Im Vergleich zum Rummel um Günter Grass erfahren andere Autoren des Verlags, die ebenfalls zur Premiere erschienen sind, nur geringe Aufmerksamkeit. Eine zu geringe Aufmerksamkeit, denn das Verlagsprogramm ist vielseitig und interessant. Da ist Oskar Negt, der sich mit Klaus Staeck über sein Werk "Die Faust-Karriere" unterhält. Es geht um Goethes Faust und dessen Weg vom verzweifelten Intellektuellen zum gescheiterten Unternehmer, der am Ende nicht mehr wissen will, was die Welt zusammen hält. Autor Negt resümiert: "Faust und die modernen Unternehmer übernehmen für nichts Verantwortung, was sie tun oder lassen."

Da ist Thorsten Palzhoff. In seinem Buch "Tasmon" sind drei längere Erzählungen vereinigt. "Alle haben eine Verlusterfahrung zum Inhalt, die mit einem Rätsel verbunden ist", erläutert der 32-jährige, der in diesem Jahr mit dem GWK Förderpreis für Literatur ausgezeichnet wurde.

Da ist außerdem Thomas Weiss, der die Geschichte einer deutschen Familie im Roman "Folgendes" erzählt. Das Besondere des Buches: es ist in einem Fluss geschrieben. Eins folgt dem anderen. Es gibt keine Kapitel und keine Absätze.
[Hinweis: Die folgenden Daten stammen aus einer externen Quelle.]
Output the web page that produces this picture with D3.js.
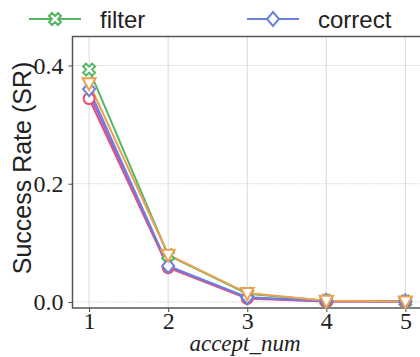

Da ist ferner Jens Wonneberger. In "Die Pflaumenallee" schreibt er über den Eigenbrötler Bergheimer und dessen alten Schulfreund, die gemeinsam von der Vergangenheit träumen und von einer Zukunft, die für sie unerreichbar ist.

Und da ist schließlich Molly McCloskey. Ihr Erstlingswerk "Wie wir leben" ist eine vergnügliche Analyse des zeitgenössischen Irland. Im Mittelpunkt steht dabei das gestresste Ehepaar Gillian und Damien, das versucht, mit den rasanten Veränderungen auf der "Grünen Insel" fertig zu werden.